What might be a tender moment between a father and daughter becomes instead an attempt not to appear to be solely responsible for the bottle of brandy held in one’s hand being completely empty as a walk to the house becomes a battle to avoid both vomiting and losing the sense of balance required to remain upright.

Mrs. Magellan—Morris’ wife Mary—is not just presented only through the perspective of the narrator, but, of course, through that perspective skewed by the second-person disconnect. Mary seems pleasant enough, but because the story is told through the eyes of a person who first and only real love is distilled spirits, she becomes little more than a question to the reader: what on earth does Morris give her that she puts up with his alcoholism and abuse? Because she is presented from his doubly skewed perspective, Mary becomes a stereotypical example of the enabler of the addictive personality and, as such, naturally, this very role makes her worthy of his contempt and abuse because, when all is said, Morris is once again exactly like almost every other alcoholic: self-loathing to his core, but not self-hating enough to change.
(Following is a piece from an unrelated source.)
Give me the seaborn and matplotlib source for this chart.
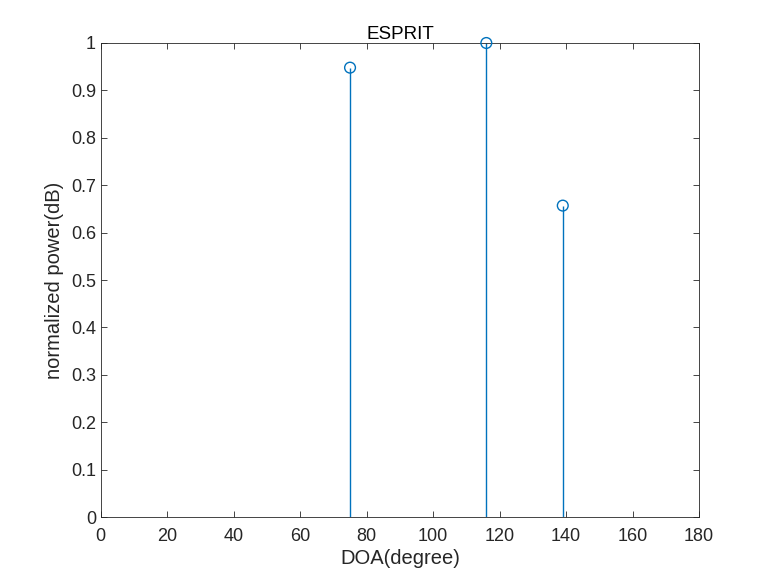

There is another woman in the life of Morris Magellan, but while Katherine is enough to turn Mary into a solid block of ice for a night, for Morris she is far less enticing than another glass of Courvoisier. Eventually his wife, her would-be replacement, his job at the biscuit company and every aspect of his life becomes a merely white noise in the background on his way to the next sip of brandy. Things go downhill on all fronts and the intrusion of mortality in the form of the gruesome accidental death of a complete stranger fail to make serious impact upon a mind devoted to the preserving belief in the lie that alcohol is not a problem adversely affecting his life, it is the solution keeping it from complete disintegration.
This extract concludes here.